How can pain help the those with the disease of addiction ?
If we never felt pain then, it can be argued, we would never learn. Think of the child first learning to walk and explore their environment, falling over, touching hot things experiencing the anguish of moving away from Mum for the first time; these are all vital learning experiences. And so it goes on in life. Remember the pain from your first adolescent love and how hard it seemed at the time but I think most of us will agree we would not have thanked others if they had denied us of that great piece off learning.
In the world of addiction those of us who have suffered or are suffering from this cruel disease know just how much we see our drug of choice as a medicine and not, as Earthlings may see it, as a party-time enhancer. For us it helps push down the so-hard-to-bear emotions that would otherwise assuredly overwhelm our extra-sensitive selves. Maybe this works for us for a long time. We do not see the destructive nature of our addiction; for us it is simply the very thing that helps through life. However there always comes the time when our wonder-medicine ceases to work. For me this became a time of dark desperate despair where my ultimate wish was simply to cease to exist, not commit suicide you understand but rather just not be in the world any more.
In the life cycle of a person with a Pathological Dependency to my drug of choice, a state of being where I could not face a day without my fix, this was my Normative Crisis. I say “normative” because this is a stage all those seeking recovery must past through; it’s no different to all the other really important learning experience throughout my life. Since this time I heard many phrases that help describe this happening:
Sick of being sick,
The drugs have stopped working
You can’t live with the drugs and you can’t live without them
For me the resolution came when I heard it was possible to get better, there was a way out of this morass. I slowly began to understand that it was the drugs that were controlling my decision making and it was the drugs that were creating the living hell that were the consequences of using them. That helped me, through the help of others, put down the drugs that I had used as a medicine for so long and adopt another method of coping with my underlying super-sensitiveness to emotion. It was this form of recovery that was to become the base of the treatment offered by Addictions UK to many others of us with this illness.

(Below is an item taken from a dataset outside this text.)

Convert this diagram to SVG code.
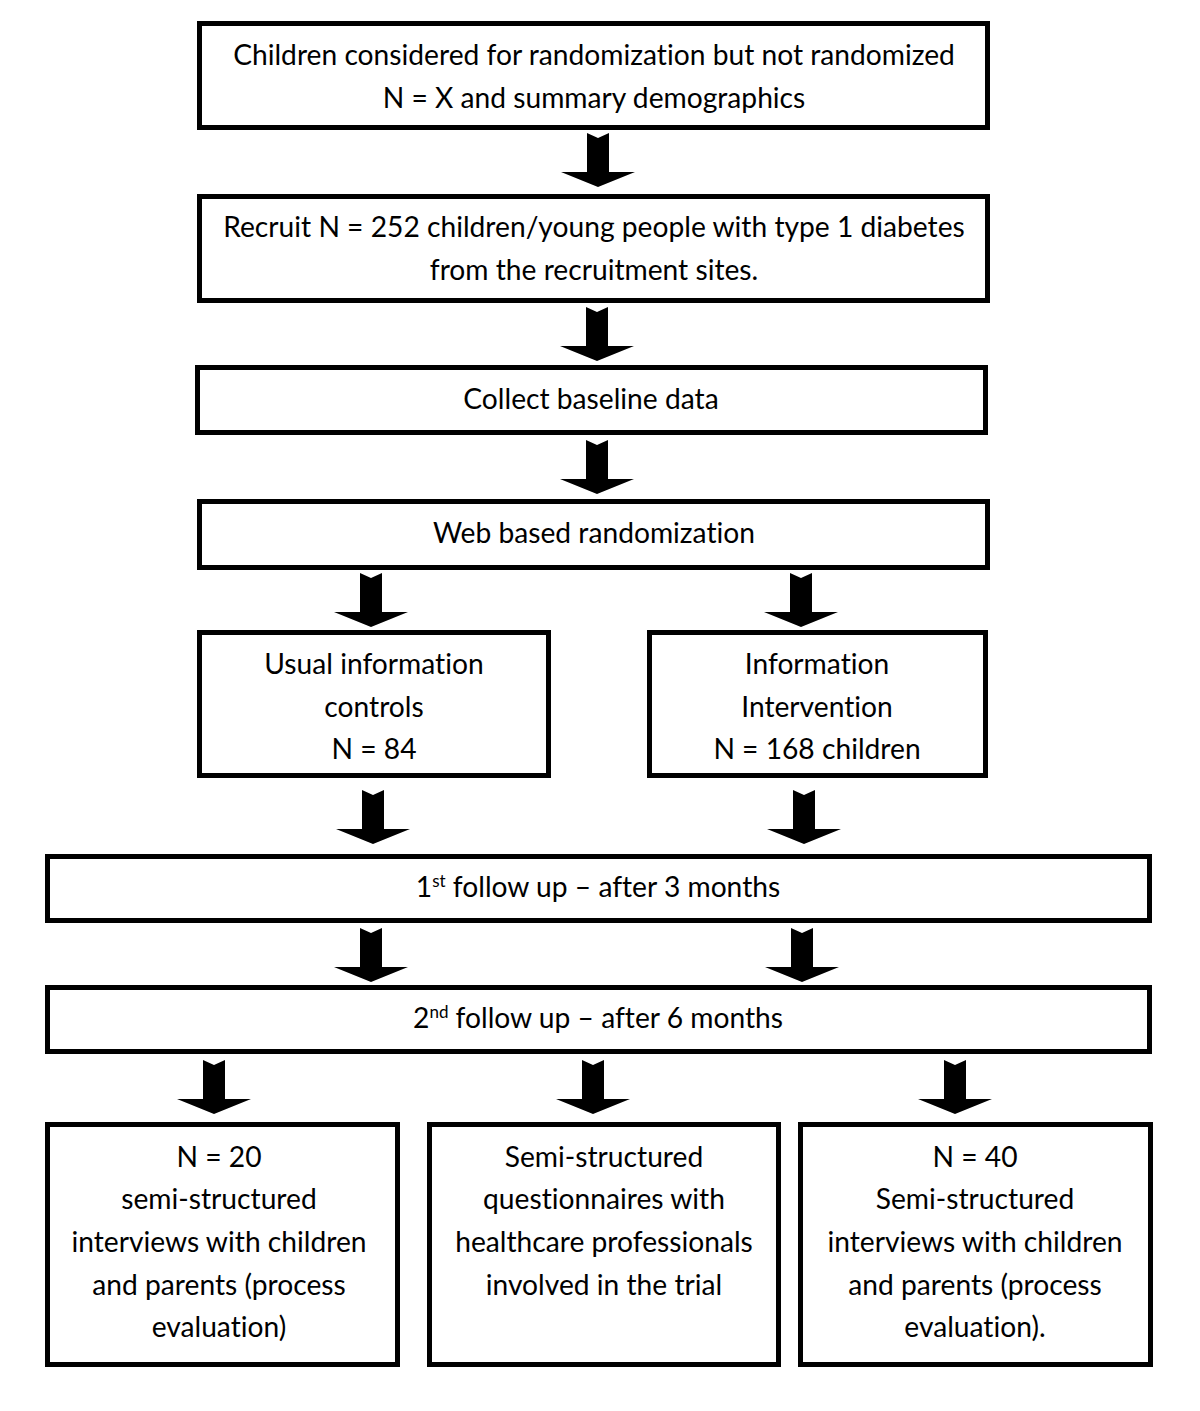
<svg xmlns="http://www.w3.org/2000/svg" xmlns:xlink="http://www.w3.org/1999/xlink" width="1200" height="1411" viewBox="0 0 1200 1411">
<style>
.box{fill:#fff;stroke:#000;stroke-width:5}
.t{font-family:Lato,"Open Sans","Liberation Sans",sans-serif;font-size:28.2px;fill:#000;text-anchor:middle;font-variant-ligatures:none;font-feature-settings:"liga" 0}
.sup{font-size:17px}
.arr{fill:#000}
</style>
<defs>
<path id="arrow" d="M-11,0 L0,5 L11,0 L11,39 L37,39 L0,54 L-37,39 L-11,39 Z"/>
</defs>
<rect width="1200" height="1411" fill="#fff"/>
<g id="connectors" class="arr">
<use xlink:href="#arrow" transform="translate(598,133)"/>
<use xlink:href="#arrow" transform="translate(597,307)"/>
<use xlink:href="#arrow" transform="translate(597,440)"/>
<use xlink:href="#arrow" transform="translate(371,573)"/>
<use xlink:href="#arrow" transform="translate(801,573)"/>
<use xlink:href="#arrow" transform="translate(373,790)"/>
<use xlink:href="#arrow" transform="translate(804,790)"/>
<use xlink:href="#arrow" transform="translate(371,928)"/>
<use xlink:href="#arrow" transform="translate(802,928)"/>
<use xlink:href="#arrow" transform="translate(214,1060)"/>
<use xlink:href="#arrow" transform="translate(593,1060)"/>
<use xlink:href="#arrow" transform="translate(955,1060)"/>
</g>
<g id="n1"><rect class="box" x="199.5" y="23.5" width="788" height="104"/>
<text class="t" x="594" y="65">Children considered for randomization but not randomized</text>
<text class="t" x="594" y="108">N = X and summary demographics</text></g>
<g id="n2"><rect class="box" x="199.5" y="196.5" width="788" height="104"/>
<text class="t" x="594" y="237">Recruit N = 252 children/young people with type 1 diabetes</text>
<text class="t" x="594" y="280">from the recruitment sites.</text></g>
<g id="n3"><rect class="box" x="197.5" y="367.5" width="788" height="65"/>
<text class="t" x="591" y="409">Collect baseline data</text></g>
<g id="n4"><rect class="box" x="199.5" y="501.5" width="788" height="66"/>
<text class="t" x="594" y="543">Web based randomization</text></g>
<g id="n5"><rect class="box" x="199.5" y="632.5" width="349" height="143"/>
<text class="t" x="374" y="674">Usual information</text>
<text class="t" x="374" y="717">controls</text>
<text class="t" x="374" y="759">N = 84</text></g>
<g id="n6"><rect class="box" x="649.5" y="632.5" width="336" height="143"/>
<text class="t" x="817" y="674">Information</text>
<text class="t" x="817" y="717">Intervention</text>
<text class="t" x="817" y="759">N = 168 children</text></g>
<g id="n7"><rect class="box" x="47.5" y="856.5" width="1102" height="64"/>
<text class="t" x="598" y="897">1<tspan class="sup" dy="-10">st</tspan><tspan dy="10"> follow up – after 3 months</tspan></text></g>
<g id="n8"><rect class="box" x="47.5" y="987.5" width="1102" height="64"/>
<text class="t" x="598" y="1028">2<tspan class="sup" dy="-10">nd</tspan><tspan dy="10"> follow up – after 6 months</tspan></text></g>
<g id="n9"><rect class="box" x="47.5" y="1124.5" width="350" height="240"/>
<text class="t" x="219" y="1167">N = 20</text>
<text class="t" x="219" y="1209">semi-structured</text>
<text class="t" x="219" y="1252">interviews with children</text>
<text class="t" x="219" y="1295">and parents (process</text>
<text class="t" x="219" y="1337">evaluation)</text></g>
<g id="n10"><rect class="box" x="429.5" y="1124.5" width="349" height="240"/>
<text class="t" x="604" y="1167">Semi-structured</text>
<text class="t" x="604" y="1209">questionnaires with</text>
<text class="t" x="604" y="1252">healthcare professionals</text>
<text class="t" x="604" y="1295">involved in the trial</text></g>
<g id="n11"><rect class="box" x="800.5" y="1124.5" width="350" height="240"/>
<text class="t" x="975" y="1167">N = 40</text>
<text class="t" x="975" y="1209">Semi-structured</text>
<text class="t" x="975" y="1252">interviews with children</text>
<text class="t" x="975" y="1295">and parents (process</text>
<text class="t" x="975" y="1337">evaluation).</text></g>
</svg>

If there has to pain in order to learn and, in our case, recover, where does this leave all those well-meaning parents and drugs workers that seek to rescue us from ever feeling the pain? By this I mean the parents who continually bail us out of financial scrapes and the drug workers who offer alternative “safe” drugs and sort out housing when we find we have spent all our money on our medicine. Any addict will tell you that those “safe” drugs are simply for breakfast; we still need the real thing. Mum and Dad are very well meaning but let’s be honest: those of us with this terrible affliction see them only as our personal finance house. It has to be the case that all that well-meaning intervention acts as nothing more than enablement that puts off the day of reckoning when we must pass through the pain of learning that our medicine does not work and we have to find another way.

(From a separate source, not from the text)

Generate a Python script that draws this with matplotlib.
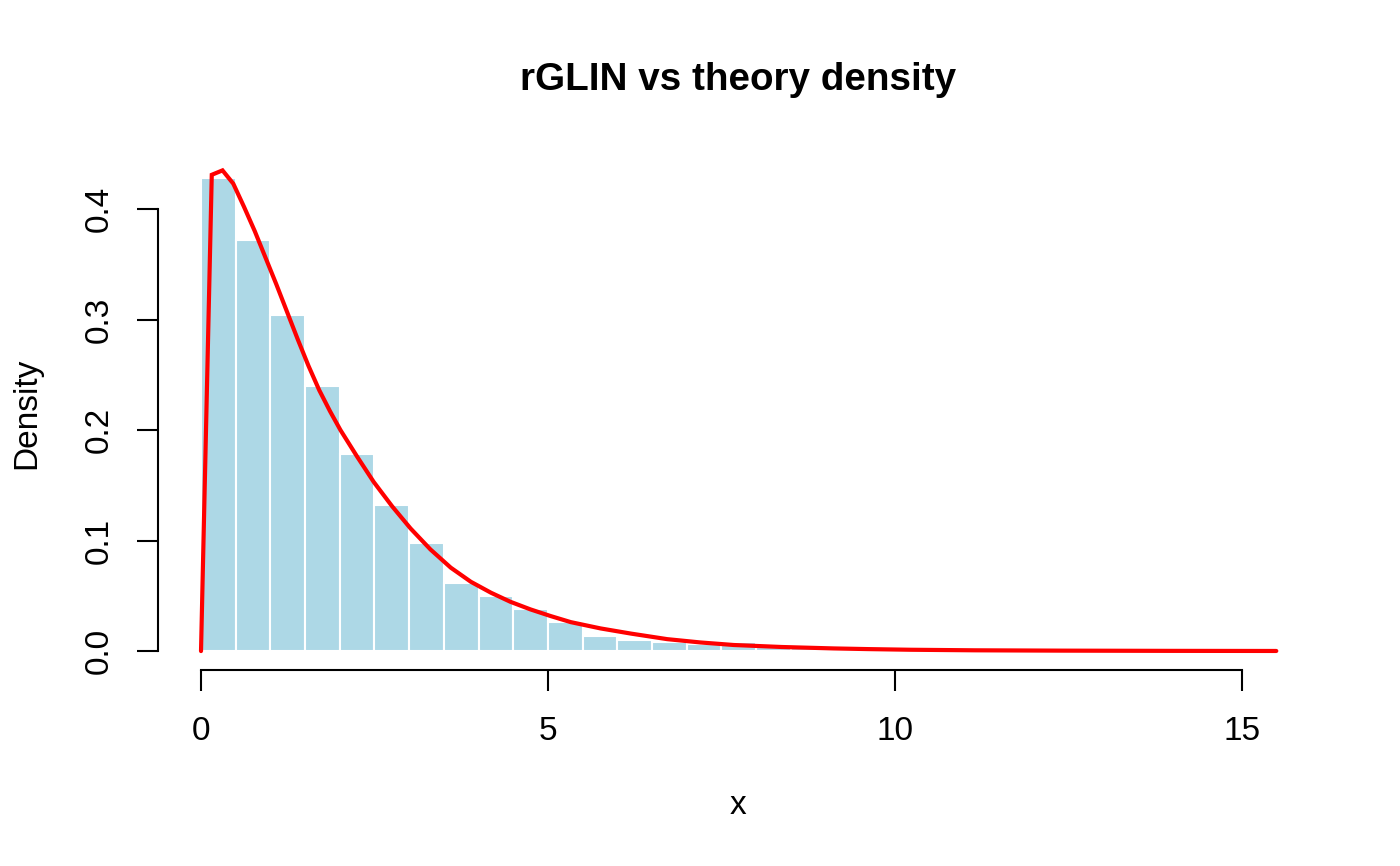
import matplotlib
matplotlib.use("Agg")
import matplotlib.pyplot as plt
import numpy as np

plt.rcParams['font.family'] = ['Liberation Sans', 'DejaVu Sans']

# Histogram (density) with bin width 0.5 from 0 to 15.5
bin_edges = [0.0, 0.5, 1.0, 1.5, 2.0, 2.5, 3.0, 3.5, 4.0, 4.5, 5.0, 5.5, 6.0, 6.5,
             7.0, 7.5, 8.0, 8.5, 9.0, 9.5, 10.0, 10.5, 11.0, 11.5, 12.0, 12.5,
             13.0, 13.5, 14.0, 14.5, 15.0, 15.5]
densities = [0.428, 0.372, 0.304, 0.240, 0.178, 0.132, 0.098, 0.062, 0.050, 0.038,
             0.026, 0.014, 0.010, 0.008, 0.006, 0.008, 0.004, 0.004, 0.002, 0.004,
             0.002, 0.002, 0.000, 0.002, 0.002, 0.000, 0.002, 0.000, 0.000, 0.000,
             0.002]

# Theoretical density curve
curve_x = [0.0, 0.155, 0.31, 0.465, 0.62, 0.775, 0.93, 1.085, 1.24, 1.395, 1.55,
           1.705, 1.86, 2.01, 2.25, 2.49, 2.755, 3.02, 3.307, 3.6, 3.89, 4.18,
           4.46, 4.75, 5.04, 5.33, 5.76, 6.20, 6.72, 7.20, 7.68, 8.37, 9.12, 9.61,
           10.23, 11.16, 12.40, 13.95, 15.5]
curve_y = [0.0, 0.431, 0.435, 0.423, 0.402, 0.380, 0.356, 0.332, 0.307, 0.282, 0.258,
           0.236, 0.217, 0.200, 0.176, 0.153, 0.131, 0.111, 0.092, 0.0755, 0.0627,
           0.0528, 0.0446, 0.0377, 0.0317, 0.0262, 0.0205, 0.0158, 0.0108, 0.0078,
           0.0055, 0.0037, 0.0024, 0.0018, 0.0012, 0.0007, 0.0004, 0.0002, 0.0001]

x_ticks = [0, 5, 10, 15]
y_ticks = [0.0, 0.1, 0.2, 0.3, 0.4]
y_ticklabels = ["0.0", "0.1", "0.2", "0.3", "0.4"]

W, H = 1400, 866
fig = plt.figure(figsize=(7, 4.33), dpi=200)
left_px, right_px, top_px, bottom_px = 158, 1319.3, 159.2, 670
ax = fig.add_axes([left_px / W, (H - bottom_px) / H,
                   (right_px - left_px) / W, (bottom_px - top_px) / H])

edges = np.array(bin_edges)
widths = np.diff(edges)
ax.bar(edges[:-1], densities, width=widths, align='edge', color='#ADD8E6',
       edgecolor='white', linewidth=0.75)
ax.plot(curve_x, curve_y, color='red', linewidth=1.5, solid_capstyle='round',
        solid_joinstyle='miter')

xr = bin_edges[-1] - bin_edges[0]
ax.set_xlim(bin_edges[0] - 0.04 * xr, bin_edges[-1] + 0.04 * xr)
ymax = max(densities)
ax.set_ylim(-0.04 * ymax, ymax * 1.04)

for s in ['top', 'right']:
    ax.spines[s].set_visible(False)
ax.spines['left'].set_bounds(0, 0.4)
ax.spines['bottom'].set_bounds(0, 15)
for s in ['left', 'bottom']:
    ax.spines[s].set_linewidth(0.75)

ax.set_xticks(x_ticks)
ax.set_xticklabels([str(t) for t in x_ticks])
ax.set_yticks(y_ticks)
ax.set_yticklabels(y_ticklabels, rotation=90, va='center')
ax.tick_params(axis='both', direction='out', length=7.5, width=0.75,
               labelsize=12)
ax.tick_params(axis='x', pad=9)
ax.tick_params(axis='y', pad=8)

fig.text(738 / W, 1 - 80 / H, "rGLIN vs theory density", ha='center', va='center',
         fontsize=13.9, fontweight='bold')
fig.text(738 / W, 1 - 805 / H, "x", ha='center', va='center', fontsize=12)
fig.text(27 / W, 1 - 413 / H, "Density", ha='center', va='center', fontsize=12,
         rotation=90)

fig.savefig("out.png", dpi=200)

So there we have it: the life cycle of our illness goes through the initial joy of finding a drug of choice that nulls the aching pain of over-sensitivity through the endless groundhog days of active addiction into a world of pain involving either physical torment and/or mental anguish and finally into the daylight of recovery.
They asked me on the BBC radio recently, “what creates the desire in an addict to change?” and my answer was, “the Normative Crisis of pain”. I suppose it would have seemed quite strange for the listeners to hear that but, as they say, “you cannot make an omelette without breaking eggs”.